Lietava Castle (Lietavský hrad, older names Litova, Letava, Lethowa, Zsolnalitva) is an extensive castle ruin in the Súľov Mountains of northern Slovakia, between the villages of Lietava and Lietavská Svinná-Babkov in the Žilina District.

==History==
The castle was built after 1241, most likely as an administrative and military centre. It occupies a strategic position alongside the Amber Road, a trade route between Europe and Asia along which amber and other goods were transported. Members of the Balas family are thought to have constructed a four-storey tower, and this was expanded over the years by successive owners. In the early 14th century, it is mentioned with Máté Csák III, one of the powerful magnates in the Kingdom of Hungary. The castle changed hands several times until the 16th century when the Thurzó family gained it. It was reconstructed in the Gothic-Renaissance style and fortified, and given its own military garrison. The weathered remains of this reconstruction are what remains; its past grandeur can be seen in the coats of arms, the renaissance portals, the inscriptions and grand fireplaces. After the death of Imre Thurzó in 1621, it was divided between his heirs. After the ownership disputes in 1641, they lost interest in it. The castle report in 1698 said that the castle was uninhabited and there was only an archive, which was moved to the Orava Castle (Árva) in the 1760s.
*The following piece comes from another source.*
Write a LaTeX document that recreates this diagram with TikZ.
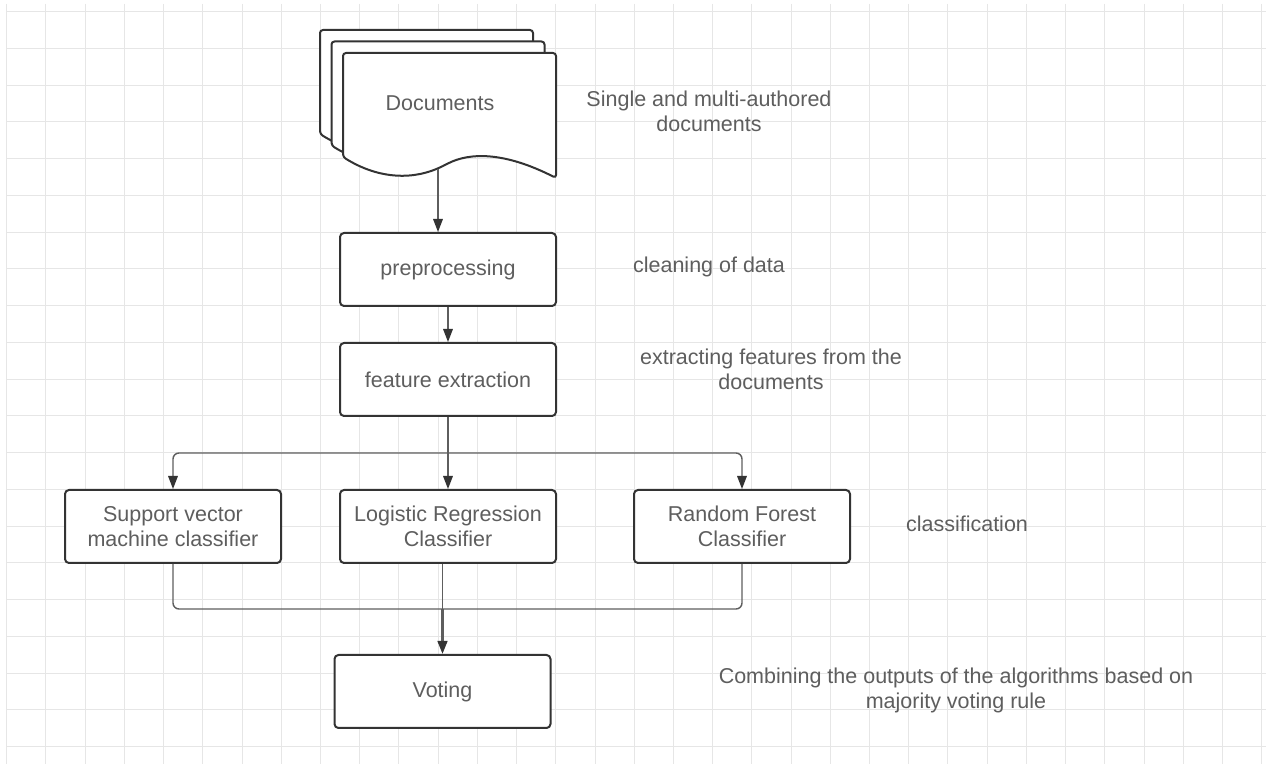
\documentclass[tikz,border=0pt]{standalone}
\usepackage{fontspec}
\setmainfont{Liberation Sans}
\usetikzlibrary{arrows.meta}
\definecolor{gridc}{HTML}{E6E6E6}
\definecolor{inkc}{HTML}{333333}
\definecolor{txtc}{HTML}{5E5E5E}
\definecolor{wirec}{HTML}{5E5E5E}
\newcommand\diafont{\fontsize{10.75}{12.5}\selectfont}

\begin{document}
\begin{tikzpicture}[x=0.5pt,y=-0.5pt,
  gridline/.style={draw=gridc, line width=0.5pt},
  box/.style={draw=inkc, line width=1pt, rounded corners=2pt, fill=white,
    minimum width=108pt, minimum height=36.5pt, inner sep=0pt,
    align=center, text=txtc, font=\diafont},
  note/.style={align=center, text=txtc, font=\diafont, inner sep=0pt},
  page/.style={draw=inkc, line width=1pt, fill=white, rounded corners=1.5pt},
  wire/.style={draw=wirec, line width=0.7pt},
  arrowed/.style={-{Triangle[length=6.5pt,width=4.8pt,color=inkc]}},
]
\useasboundingbox (0,0) rectangle (1266,764);
\fill[white] (0,0) rectangle (1266,764);

% background grid
\foreach \k in {0,...,32}
  \draw[gridline] ({6.7+39.22*\k},4) -- ({6.7+39.22*\k},764);
\foreach \k in {0,...,20}
  \draw[gridline] (7,{11.7+36.75*\k}) -- (1266,{11.7+36.75*\k});

% stacked document pages, back to front
\foreach \d in {23,11.5,0} {
  \begin{scope}[shift={(-\d,-\d)}]
    \path[page] (343,157) -- (343,53) -- (556,53) -- (556,178)
      .. controls (505,152) and (470,152) .. (445,165)
      .. controls (415,180) and (380,180) .. (343,157) -- cycle;
  \end{scope}
}
\node[note] (docs) at (440,103) {Documents};
\coordinate (docout) at (438,169);

% process boxes
\node[box] (pre)  at (448,269.5) {preprocessing};
\node[box] (feat) at (448,379.5) {feature extraction};
\node[box] (svm)  at (173,526.5) {Support vector\\machine classifier};
\node[box] (lr)   at (448,526.5) {Logistic Regression\\Classifier};
\node[box] (rf)   at (742,526.5) {Random Forest\\Classifier};
\node[box] (vote) at (442.5,691.5) {Voting};

% side notes
\node[note] (n1) at (709,111) {Single and multi-authored\\documents};
\node[note] (n2) at (709,267) {cleaning of data};
\node[note] (n3) at (771,369) {extracting features from the\\documents};
\node[note] (n4) at (967,524) {classification};
\node[note] (n5) at (956,690) {Combining the outputs of the algorithms based on\\majority voting rule};

% connectors
\draw[wire,arrowed] (docout) -- (docout |- pre.north);
\draw[wire,arrowed] (pre.south) -- (feat.north);

\coordinate (split) at (448,453);
\draw[wire] (feat.south) -- (split);
\draw[wire,arrowed,rounded corners=3pt] (split) -| (svm.north);
\draw[wire,arrowed,rounded corners=3pt] (split) -| (rf.north);
\draw[wire,arrowed] (split) -- (lr.north);

\coordinate (merge) at (442.5,609);
\draw[wire,rounded corners=3pt] (svm.south) |- (merge);
\draw[wire,rounded corners=3pt] (rf.south) |- (merge);
\draw[wire] (lr.south -| merge) -- (merge);
\draw[wire,line width=1.2pt,arrowed] (merge) -- (vote.north);
\end{tikzpicture}
\end{document}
After that, the castle was abandoned and not used any more.

== Today ==
Today the castle is in the hands of the non-profit organisation Združenie na záchranu Lietavského hradu, which takes care of the castle and oversees its conservation. It can be accessed along a blue waymarked trail from the village of Lietava, a walk that takes about thirty minutes. It is one of the most-visited castles in the country.